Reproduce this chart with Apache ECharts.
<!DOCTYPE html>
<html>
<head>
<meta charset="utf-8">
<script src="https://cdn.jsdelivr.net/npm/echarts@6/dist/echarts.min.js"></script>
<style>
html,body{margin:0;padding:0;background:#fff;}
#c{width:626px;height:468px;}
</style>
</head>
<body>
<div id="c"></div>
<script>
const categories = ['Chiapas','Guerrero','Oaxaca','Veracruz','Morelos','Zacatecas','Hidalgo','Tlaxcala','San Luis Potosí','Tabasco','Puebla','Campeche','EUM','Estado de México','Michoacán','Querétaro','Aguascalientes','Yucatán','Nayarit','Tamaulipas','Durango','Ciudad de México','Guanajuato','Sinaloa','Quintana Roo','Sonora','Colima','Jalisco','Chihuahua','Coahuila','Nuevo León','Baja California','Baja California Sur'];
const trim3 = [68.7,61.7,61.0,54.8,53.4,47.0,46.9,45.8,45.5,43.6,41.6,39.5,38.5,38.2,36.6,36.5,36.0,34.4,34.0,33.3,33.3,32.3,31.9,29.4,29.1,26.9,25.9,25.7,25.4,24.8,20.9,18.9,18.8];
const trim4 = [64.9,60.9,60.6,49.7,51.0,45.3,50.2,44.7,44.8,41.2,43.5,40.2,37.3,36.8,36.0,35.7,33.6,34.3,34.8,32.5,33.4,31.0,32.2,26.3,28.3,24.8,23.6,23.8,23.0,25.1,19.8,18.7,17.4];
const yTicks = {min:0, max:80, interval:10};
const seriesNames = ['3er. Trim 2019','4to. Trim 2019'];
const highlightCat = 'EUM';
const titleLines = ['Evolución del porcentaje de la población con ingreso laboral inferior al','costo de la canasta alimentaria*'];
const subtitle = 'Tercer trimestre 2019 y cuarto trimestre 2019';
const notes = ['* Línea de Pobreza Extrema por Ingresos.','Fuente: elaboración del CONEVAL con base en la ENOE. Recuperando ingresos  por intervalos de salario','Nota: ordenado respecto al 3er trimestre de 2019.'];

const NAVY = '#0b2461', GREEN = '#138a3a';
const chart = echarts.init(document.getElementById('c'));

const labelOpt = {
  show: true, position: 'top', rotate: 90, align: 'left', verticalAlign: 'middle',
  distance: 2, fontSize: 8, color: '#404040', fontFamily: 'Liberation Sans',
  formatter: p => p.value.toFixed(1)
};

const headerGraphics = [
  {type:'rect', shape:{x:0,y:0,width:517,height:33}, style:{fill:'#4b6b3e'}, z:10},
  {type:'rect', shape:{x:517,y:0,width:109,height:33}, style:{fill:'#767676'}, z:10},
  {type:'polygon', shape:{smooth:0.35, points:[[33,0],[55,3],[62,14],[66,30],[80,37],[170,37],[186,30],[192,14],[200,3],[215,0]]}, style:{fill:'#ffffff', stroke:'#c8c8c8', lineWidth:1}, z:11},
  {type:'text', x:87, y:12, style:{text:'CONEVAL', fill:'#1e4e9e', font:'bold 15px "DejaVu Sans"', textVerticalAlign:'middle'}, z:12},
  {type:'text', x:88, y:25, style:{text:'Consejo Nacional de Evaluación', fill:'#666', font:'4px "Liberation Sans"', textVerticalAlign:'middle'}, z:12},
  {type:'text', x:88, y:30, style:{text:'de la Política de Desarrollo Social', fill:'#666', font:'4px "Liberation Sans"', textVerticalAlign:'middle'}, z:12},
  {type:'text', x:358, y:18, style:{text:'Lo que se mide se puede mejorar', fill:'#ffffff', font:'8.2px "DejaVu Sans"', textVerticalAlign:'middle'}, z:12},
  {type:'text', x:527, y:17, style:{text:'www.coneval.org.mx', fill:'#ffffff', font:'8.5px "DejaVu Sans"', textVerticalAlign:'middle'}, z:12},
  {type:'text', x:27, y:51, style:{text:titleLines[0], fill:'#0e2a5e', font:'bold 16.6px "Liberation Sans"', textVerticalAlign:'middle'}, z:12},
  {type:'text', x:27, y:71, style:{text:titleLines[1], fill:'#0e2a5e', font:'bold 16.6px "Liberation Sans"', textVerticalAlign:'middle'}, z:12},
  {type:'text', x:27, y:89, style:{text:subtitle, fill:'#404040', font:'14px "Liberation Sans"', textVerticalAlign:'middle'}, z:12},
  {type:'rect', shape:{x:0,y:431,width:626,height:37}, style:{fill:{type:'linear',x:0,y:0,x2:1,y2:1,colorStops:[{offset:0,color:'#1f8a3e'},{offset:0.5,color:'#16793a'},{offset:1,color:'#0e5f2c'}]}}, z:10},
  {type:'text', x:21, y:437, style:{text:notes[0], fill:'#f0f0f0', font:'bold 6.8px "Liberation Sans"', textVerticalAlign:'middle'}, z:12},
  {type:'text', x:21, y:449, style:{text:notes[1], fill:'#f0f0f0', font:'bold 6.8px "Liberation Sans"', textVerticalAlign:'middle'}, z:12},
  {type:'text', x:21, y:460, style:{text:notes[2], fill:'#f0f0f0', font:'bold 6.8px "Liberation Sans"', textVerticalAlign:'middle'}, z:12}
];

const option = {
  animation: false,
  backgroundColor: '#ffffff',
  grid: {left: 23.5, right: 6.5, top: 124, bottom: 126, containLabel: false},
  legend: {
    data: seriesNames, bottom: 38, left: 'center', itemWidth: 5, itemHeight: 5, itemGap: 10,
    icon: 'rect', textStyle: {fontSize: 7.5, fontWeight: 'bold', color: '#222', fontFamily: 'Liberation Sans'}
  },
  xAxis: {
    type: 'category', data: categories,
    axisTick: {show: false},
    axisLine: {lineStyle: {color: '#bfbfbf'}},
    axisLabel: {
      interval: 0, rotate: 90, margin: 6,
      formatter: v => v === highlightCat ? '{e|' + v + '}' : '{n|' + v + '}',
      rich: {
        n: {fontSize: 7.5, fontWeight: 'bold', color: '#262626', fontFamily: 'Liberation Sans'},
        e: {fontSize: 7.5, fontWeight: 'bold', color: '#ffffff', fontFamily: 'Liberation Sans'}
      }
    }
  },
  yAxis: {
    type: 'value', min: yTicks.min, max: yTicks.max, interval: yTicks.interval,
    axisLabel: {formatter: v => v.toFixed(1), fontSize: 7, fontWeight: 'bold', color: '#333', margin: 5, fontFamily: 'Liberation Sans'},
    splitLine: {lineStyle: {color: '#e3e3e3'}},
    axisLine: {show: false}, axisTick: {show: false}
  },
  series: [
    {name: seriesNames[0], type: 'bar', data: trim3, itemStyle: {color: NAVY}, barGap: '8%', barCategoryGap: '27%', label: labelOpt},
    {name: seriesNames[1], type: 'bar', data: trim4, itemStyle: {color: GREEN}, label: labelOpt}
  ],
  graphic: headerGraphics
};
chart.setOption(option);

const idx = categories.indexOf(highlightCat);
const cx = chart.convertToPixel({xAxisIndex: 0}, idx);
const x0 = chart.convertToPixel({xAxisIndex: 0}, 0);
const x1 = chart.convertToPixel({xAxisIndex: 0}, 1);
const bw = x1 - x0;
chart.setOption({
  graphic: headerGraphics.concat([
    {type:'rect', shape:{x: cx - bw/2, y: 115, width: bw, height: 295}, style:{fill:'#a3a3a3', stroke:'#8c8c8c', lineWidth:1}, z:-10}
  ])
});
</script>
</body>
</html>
**********
Stated problem:
From the first line to the last, retype the data exactly.

Reply:
Reproduce this chart with Apache ECharts.
<!DOCTYPE html>
<html>
<head>
<meta charset="utf-8">
<script src="https://cdn.jsdelivr.net/npm/echarts@6/dist/echarts.min.js"></script>
<style>
html,body{margin:0;padding:0;background:#fff;}
#c{width:626px;height:468px;}
</style>
</head>
<body>
<div id="c"></div>
<script>
const categories = ['Chiapas','Guerrero','Oaxaca','Veracruz','Morelos','Zacatecas','Hidalgo','Tlaxcala','San Luis Potosí','Tabasco','Puebla','Campeche','EUM','Estado de México','Michoacán','Querétaro','Aguascalientes','Yucatán','Nayarit','Tamaulipas','Durango','Ciudad de México','Guanajuato','Sinaloa','Quintana Roo','Sonora','Colima','Jalisco','Chihuahua','Coahuila','Nuevo León','Baja California','Baja California Sur'];
const trim3 = [68.7,61.7,61.0,54.8,53.4,47.0,46.9,45.8,45.5,43.6,41.6,39.5,38.5,38.2,36.6,36.5,36.0,34.4,34.0,33.3,33.3,32.3,31.9,29.4,29.1,26.9,25.9,25.7,25.4,24.8,20.9,18.9,18.8];
const trim4 = [64.9,60.9,60.6,49.7,51.0,45.3,50.2,44.7,44.8,41.2,43.5,40.2,37.3,36.8,36.0,35.7,33.6,34.3,34.8,32.5,33.4,31.0,32.2,26.3,28.3,24.8,23.6,23.8,23.0,25.1,19.8,18.7,17.4];
const yTicks = {min:0, max:80, interval:10};
const seriesNames = ['3er. Trim 2019','4to. Trim 2019'];
const highlightCat = 'EUM';
const titleLines = ['Evolución del porcentaje de la población con ingreso laboral inferior al','costo de la canasta alimentaria*'];
const subtitle = 'Tercer trimestre 2019 y cuarto trimestre 2019';
const notes = ['* Línea de Pobreza Extrema por Ingresos.','Fuente: elaboración del CONEVAL con base en la ENOE. Recuperando ingresos  por intervalos de salario','Nota: ordenado respecto al 3er trimestre de 2019.'];

const NAVY = '#0b2461', GREEN = '#138a3a';
const chart = echarts.init(document.getElementById('c'));

const labelOpt = {
  show: true, position: 'top', rotate: 90, align: 'left', verticalAlign: 'middle',
  distance: 2, fontSize: 8, color: '#404040', fontFamily: 'Liberation Sans',
  formatter: p => p.value.toFixed(1)
};

const headerGraphics = [
  {type:'rect', shape:{x:0,y:0,width:517,height:33}, style:{fill:'#4b6b3e'}, z:10},
  {type:'rect', shape:{x:517,y:0,width:109,height:33}, style:{fill:'#767676'}, z:10},
  {type:'polygon', shape:{smooth:0.35, points:[[33,0],[55,3],[62,14],[66,30],[80,37],[170,37],[186,30],[192,14],[200,3],[215,0]]}, style:{fill:'#ffffff', stroke:'#c8c8c8', lineWidth:1}, z:11},
  {type:'text', x:87, y:12, style:{text:'CONEVAL', fill:'#1e4e9e', font:'bold 15px "DejaVu Sans"', textVerticalAlign:'middle'}, z:12},
  {type:'text', x:88, y:25, style:{text:'Consejo Nacional de Evaluación', fill:'#666', font:'4px "Liberation Sans"', textVerticalAlign:'middle'}, z:12},
  {type:'text', x:88, y:30, style:{text:'de la Política de Desarrollo Social', fill:'#666', font:'4px "Liberation Sans"', textVerticalAlign:'middle'}, z:12},
  {type:'text', x:358, y:18, style:{text:'Lo que se mide se puede mejorar', fill:'#ffffff', font:'8.2px "DejaVu Sans"', textVerticalAlign:'middle'}, z:12},
  {type:'text', x:527, y:17, style:{text:'www.coneval.org.mx', fill:'#ffffff', font:'8.5px "DejaVu Sans"', textVerticalAlign:'middle'}, z:12},
  {type:'text', x:27, y:51, style:{text:titleLines[0], fill:'#0e2a5e', font:'bold 16.6px "Liberation Sans"', textVerticalAlign:'middle'}, z:12},
  {type:'text', x:27, y:71, style:{text:titleLines[1], fill:'#0e2a5e', font:'bold 16.6px "Liberation Sans"', textVerticalAlign:'middle'}, z:12},
  {type:'text', x:27, y:89, style:{text:subtitle, fill:'#404040', font:'14px "Liberation Sans"', textVerticalAlign:'middle'}, z:12},
  {type:'rect', shape:{x:0,y:431,width:626,height:37}, style:{fill:{type:'linear',x:0,y:0,x2:1,y2:1,colorStops:[{offset:0,color:'#1f8a3e'},{offset:0.5,color:'#16793a'},{offset:1,color:'#0e5f2c'}]}}, z:10},
  {type:'text', x:21, y:437, style:{text:notes[0], fill:'#f0f0f0', font:'bold 6.8px "Liberation Sans"', textVerticalAlign:'middle'}, z:12},
  {type:'text', x:21, y:449, style:{text:notes[1], fill:'#f0f0f0', font:'bold 6.8px "Liberation Sans"', textVerticalAlign:'middle'}, z:12},
  {type:'text', x:21, y:460, style:{text:notes[2], fill:'#f0f0f0', font:'bold 6.8px "Liberation Sans"', textVerticalAlign:'middle'}, z:12}
];

const option = {
  animation: false,
  backgroundColor: '#ffffff',
  grid: {left: 23.5, right: 6.5, top: 124, bottom: 126, containLabel: false},
  legend: {
    data: seriesNames, bottom: 38, left: 'center', itemWidth: 5, itemHeight: 5, itemGap: 10,
    icon: 'rect', textStyle: {fontSize: 7.5, fontWeight: 'bold', color: '#222', fontFamily: 'Liberation Sans'}
  },
  xAxis: {
    type: 'category', data: categories,
    axisTick: {show: false},
    axisLine: {lineStyle: {color: '#bfbfbf'}},
    axisLabel: {
      interval: 0, rotate: 90, margin: 6,
      formatter: v => v === highlightCat ? '{e|' + v + '}' : '{n|' + v + '}',
      rich: {
        n: {fontSize: 7.5, fontWeight: 'bold', color: '#262626', fontFamily: 'Liberation Sans'},
        e: {fontSize: 7.5, fontWeight: 'bold', color: '#ffffff', fontFamily: 'Liberation Sans'}
      }
    }
  },
  yAxis: {
    type: 'value', min: yTicks.min, max: yTicks.max, interval: yTicks.interval,
    axisLabel: {formatter: v => v.toFixed(1), fontSize: 7, fontWeight: 'bold', color: '#333', margin: 5, fontFamily: 'Liberation Sans'},
    splitLine: {lineStyle: {color: '#e3e3e3'}},
    axisLine: {show: false}, axisTick: {show: false}
  },
  series: [
    {name: seriesNames[0], type: 'bar', data: trim3, itemStyle: {color: NAVY}, barGap: '8%', barCategoryGap: '27%', label: labelOpt},
    {name: seriesNames[1], type: 'bar', data: trim4, itemStyle: {color: GREEN}, label: labelOpt}
  ],
  graphic: headerGraphics
};
chart.setOption(option);

const idx = categories.indexOf(highlightCat);
const cx = chart.convertToPixel({xAxisIndex: 0}, idx);
const x0 = chart.convertToPixel({xAxisIndex: 0}, 0);
const x1 = chart.convertToPixel({xAxisIndex: 0}, 1);
const bw = x1 - x0;
chart.setOption({
  graphic: headerGraphics.concat([
    {type:'rect', shape:{x: cx - bw/2, y: 115, width: bw, height: 295}, style:{fill:'#a3a3a3', stroke:'#8c8c8c', lineWidth:1}, z:-10}
  ])
});
</script>
</body>
</html>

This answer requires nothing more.